A UP policy brief mentions: “Allowing human settlements on the fringes has obliterated local drainage channels.”

A key problem is that land use plans are often localized, disjointed or not integrated with flood risk or river basin management. Coordinating land use planning at the regional level and the integration of flood mitigation programs for the 18 major river basins nationwide is necessary to address flooding problems.

Science and Technology Secretary Renato Solidum, Jr. said during a congressional budget briefing that the government should tie the various land use programs of each local government unit into a consolidated regional plan as part of efforts to address chronic nationwide flooding.

There are hazard maps to guide government decision makers in dealing with development in dangerous areas. But these important inputs are not appreciated by politicians. Duterte refused to provide a budget for NOAH, putting its treasure trove of data and maps at risk. It was saved by the University of the Philippines, making it its Resilience Institute.

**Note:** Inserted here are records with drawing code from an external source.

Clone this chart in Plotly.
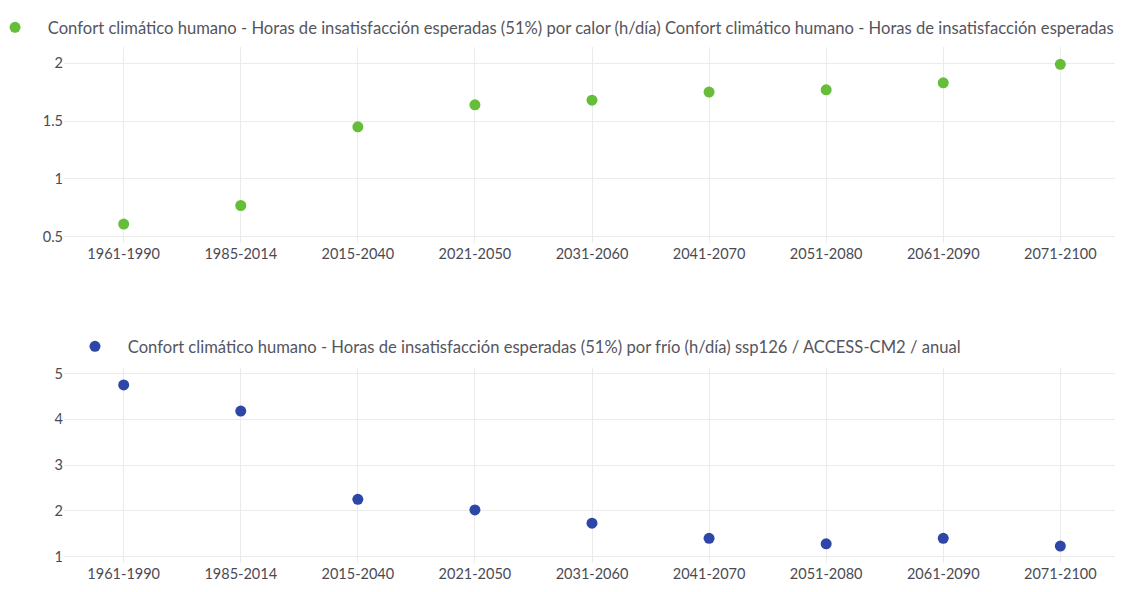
import plotly.graph_objects as go

periods = ["1961-1990", "1985-2014", "2015-2040", "2021-2050", "2031-2060",
           "2041-2070", "2051-2080", "2061-2090", "2071-2100"]
heat_hours = [0.61, 0.77, 1.45, 1.64, 1.68, 1.75, 1.77, 1.83, 1.99]
cold_hours = [4.75, 4.18, 2.25, 2.02, 1.73, 1.40, 1.28, 1.40, 1.23]

heat_name = ("Confort climático humano - Horas de insatisfacción esperadas (51%) por calor (h/día) "
             "Confort climático humano - Horas de insatisfacción esperadas (51%) por calor (h/día) ssp126 / ACCESS-CM2 / anual")
cold_name = ("Confort climático humano - Horas de insatisfacción esperadas (51%) por frío (h/día) "
             "ssp126 / ACCESS-CM2 / anual")
pad = "\u00a0\u00a0\u00a0"

FONT = "Lato"
TXT = "#4a4a55"
GRID = "#ebebeb"
W, H = 1115, 584  # page body adds an 8px margin

fig = go.Figure()
fig.add_trace(go.Scatter(x=periods, y=heat_hours, mode="markers", name=pad + heat_name,
                         marker=dict(color="#66bd3a", size=11), xaxis="x", yaxis="y",
                         legend="legend"))
fig.add_trace(go.Scatter(x=periods, y=cold_hours, mode="markers", name=pad + cold_name,
                         marker=dict(color="#2e46a6", size=11), xaxis="x2", yaxis="y2",
                         legend="legend2"))

axis_common = dict(showgrid=True, gridcolor=GRID, gridwidth=1, zeroline=False, showline=False,
                   tickfont=dict(family=FONT, size=14.5, color=TXT), automargin=False, ticks="")

fig.update_layout(
    width=W, height=H,
    margin=dict(l=56, r=3, t=0, b=0, autoexpand=False),
    paper_bgcolor="white", plot_bgcolor="white",
    font=dict(family=FONT, color=TXT),
    xaxis=dict(domain=[0, 1], anchor="y", type="category", **axis_common),
    yaxis=dict(domain=[1 - 235 / H, 1 - 39 / H], anchor="x", range=[0.446, 2.14],
               tickvals=[0.5, 1, 1.5, 2], ticktext=["0.5", "1", "1.5", "2"], **axis_common),
    xaxis2=dict(domain=[0, 1], anchor="y2", type="category", **axis_common),
    yaxis2=dict(domain=[1 - 555 / H, 1 - 360 / H], anchor="x2", range=[0.86, 5.12],
                tickvals=[1, 2, 3, 4, 5], **axis_common),
    legend=dict(x=-0.0653, y=1 - 2 / H, xanchor="left", yanchor="top", orientation="h",
                font=dict(family=FONT, size=16.6, color="#555560"), bgcolor="rgba(0,0,0,0)"),
    legend2=dict(x=0.0104, y=1 - 321 / H, xanchor="left", yanchor="top", orientation="h",
                 font=dict(family=FONT, size=16.6, color="#555560"), bgcolor="rgba(0,0,0,0)"),
    showlegend=True,
)

fig.write_html("out.html")
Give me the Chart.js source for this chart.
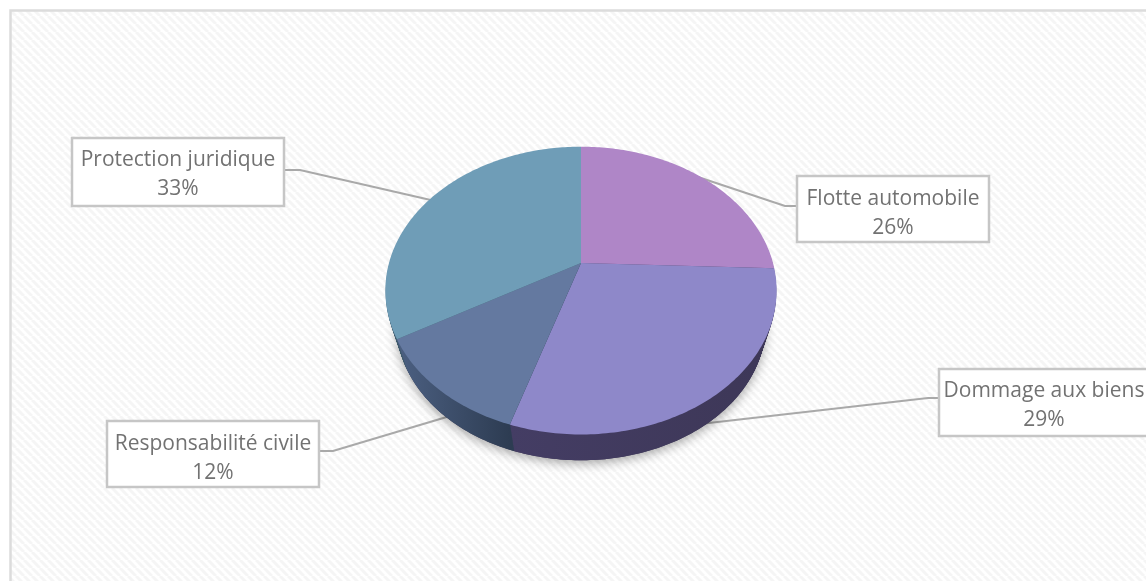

Massive losses in lives and property could have been avoided if officials used the hazard maps painstakingly prepared by geologists and other technical personnel.

But there are positive stories like Iloilo’s flood control project. The Jaro Floodway, completed in 2011 through the partnership of JICA, DPWH, NHA and the Iloilo City Government, stands as living proof that politics and good infrastructure can co-exist.

What made the Iloilo floodway infrastructure a success according to Dr. Herman Lagon is also a willingness to learn from the river rather than control it. “Engineers shaped bends, planted mangroves and let gravity do what pumps could not. It was engineering that respected ecology.”

The late DENR secretary Gina Lopez summed up our problem well:

“The time will come when we will be held accountable for destroying our natural resources. The time will come when we will feel the wrath of nature’s revenge because of our neglect and disrespect for the mountains and the trees.”

So today, Mother Nature is saying, it’s payback time! Suffer the consequences of the decades of abuse.